C’est un grand pot-pourri de documents internes, de discussions et de présentations commerciales. Vendredi 16 février, un internaute anonyme a mis en ligne, sur le site de partage de code informatique GitHub, des centaines de pages liées à une entreprise chinoise, i-Soon. Une société plutôt discrète, mais dont les liens avec le ministère de la sécurité publique chinoise sont avérés : elle fait partie depuis 2019 de ses « fournisseurs officiels ».
Fournisseur de quoi, exactement ? Ces documents commerciaux (dont l’authenticité, impossible à confirmer totalement, est néanmoins très probable, au vu de leur nature et de leur volume) décrivent un petit arsenal de produits de cyberespionnage : une plate-forme de surveillance et de piratage de différents réseaux sociaux, des systèmes d’accès et de prise de contrôle d’ordinateurs et de téléphones, ou encore des boîtiers physiques censés permettre d’explorer un réseau une fois connecté au Wi-Fi local.
« On voit que ce sont surtout des outils de surveillance et d’analyse », note le chercheur en sécurité informatique Soufiane Tahiri, qui a publié de premières études des fichiers. « C’est la boîte à outils d’un prestataire auquel on a principalement fait appel pour des attaques “locales”, en Asie. On voit, par exemple, dans certaines captures d’écran qu’ils ont facturé l’équivalent de 55 000 euros pour un piratage du ministère vietnamien de l’économie. Ce n’est pas une équipe d’élite, ce qui n’enlève rien à son pouvoir de nuisance. »
Les documents listent aussi une série de victimes présumées de piratages, parfois avec des détails sur le type de données qui leur auraient été volées.
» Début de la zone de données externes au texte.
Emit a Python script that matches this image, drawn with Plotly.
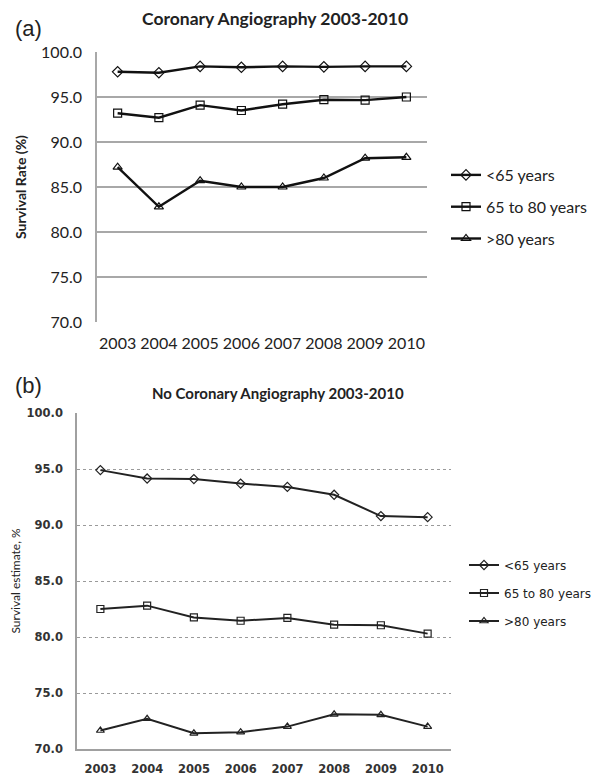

Une institution française y figure : Sciences Po. Les documents affirment que des employés d’i-Soon auraient piraté des boîtes e-mail de Vincent Fertey, l’ancien responsable du programme Europe-Asie de Sciences Po, et de Jean-Louis Rocca, qui y enseigne la sociologie de la Chine contemporaine. L’établissement explique au Monde être « en lien avec les autorités compétentes pour établir les faits et les suites à donner ».
La piste d’un employé mécontent suggérée
Les autres victimes présentées balayent un large éventail des centres d’intérêt classiques du renseignement chinois : des entreprises de télécommunications en Birmanie, à Taïwan et à Hongkong, de grandes institutions indiennes, coréennes, thaïlandaises ou vietnamiennes… Autant de cibles qui coïncident avec celles habituellement visées par APT 41, le groupe de hackeurs de l’Etat chinois également connu sous le nom de Double Dragon. APT 41 opère à la fois une activité criminelle classique – détournement d’argent, rançon, blanchiment… – et travaille en parallèle pour les services de sécurité chinois, avec un système de sous-traitance complexe.